Если они живы, где и кто они теперь, два немецких мальчика, два «фашиста» — крестьянин Вайс и интеллигент Герд? И что они думают об СССР?!
Глава IX
Смерть «Уса»
(Запись конца 70-х г.г.)
Записки, эти я пишу наспех, «между делом» — рукоделиями краеведческими (в соавторстве с мужем и Розенфельдом) и домашними крайне тяжелыми для меня обязанностями, поэтому записки бесформенны (я спешу, не додумываю), не доделаны, не закончены. Однако следует (если кто их будет читать) завершить хотя бы сюжетную линию.
«Шереметевский театр» распался, как распадалась к 1953 году вся экономическая система сталинских лагерей. Театр пал жертвой начавшегося еще до смерти Сталина сокращения расходов на содержание в лагерях «внеэкономически принуждаемых к труду». Кормить — хоть и впроголодь, миллионы зеков стало дороже, чем стоила возросшая техника.
Допускаю, что сам «Ус», как его называли в лагерях, подал идею о нерентабельности нашего ручного труда при заметно усиливающемся машинном. Но с зимы 1952–53 года постоянно намекали посещавшие нас генералы НКВД: будут изменения и реформы. Может быть, и у всей страны уж лопалось терпение: ведь они начали сажать и «своих». Я относила эти обещания изменений за счет того, что они боятся восстаний внутри лагерей (слухи о которых докатились и до нас) и поэтому создают у заключенных иллюзии грядущей свободы. Такой приемчик у них существовал.
Любовь народа к Сталину? Это до сих пор неразгаданный феномен. Ведь говорил же мне следователь, что расстреливаемые в «застенках» часто умирали с его именем на устах. Что была эта любовь? Тоже стереотип мышления? Вероятно. У меня лично имя его и представление о нем даже в период моего стереотипического мышления не вызывало особого пиетета. Просто, он и его культ был как данность. Но помню, во время войны, в Ставропольском моем изгнании, директор школы, где я после эвакуации из Москвы работала, когда мы с нею планировали украшение школы, сказала: «А тут… — она помолчала взволнованно и с безусловной искренностью, в захлебе верноподданнического восхищения продолжила… — тут мы повесим портрет товарища Сталина». Этот захлеб восторга при имени вождя тогда уже меня поразил и запомнился до сего дня.

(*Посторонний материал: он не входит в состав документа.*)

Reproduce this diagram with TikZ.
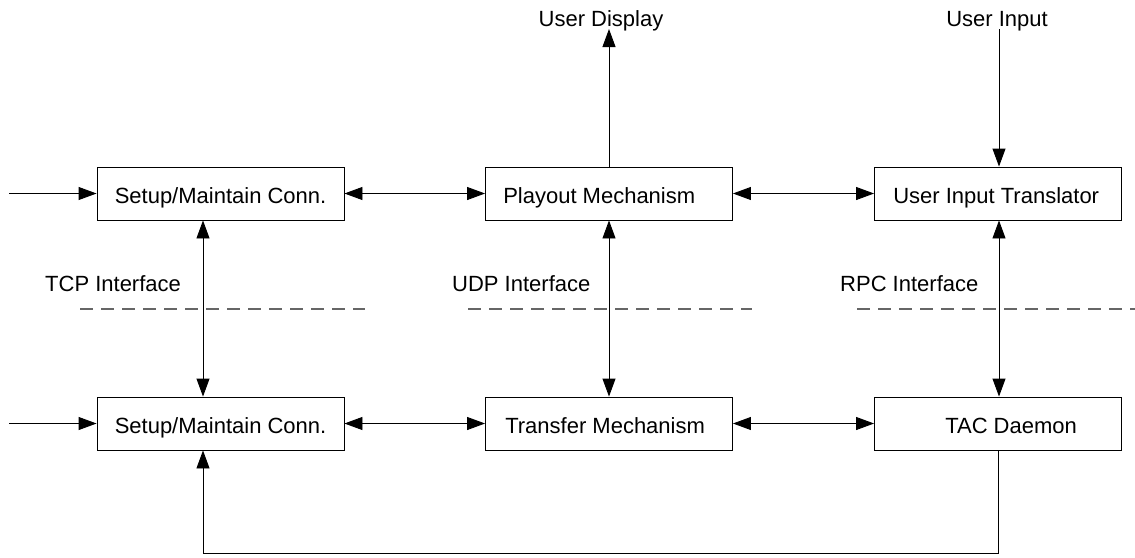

Ну, откуда это? От монархических «генов», от крепостного права, от религии? Феномен не просто уважения к Ленину и Сталину, а именно культ, иного слова не найдешь. И это не только национальное наше, с такой же хлыстовской страстностью немцы (особенно дети) молитвенно обожали Гитлера. Это был именно захлеб.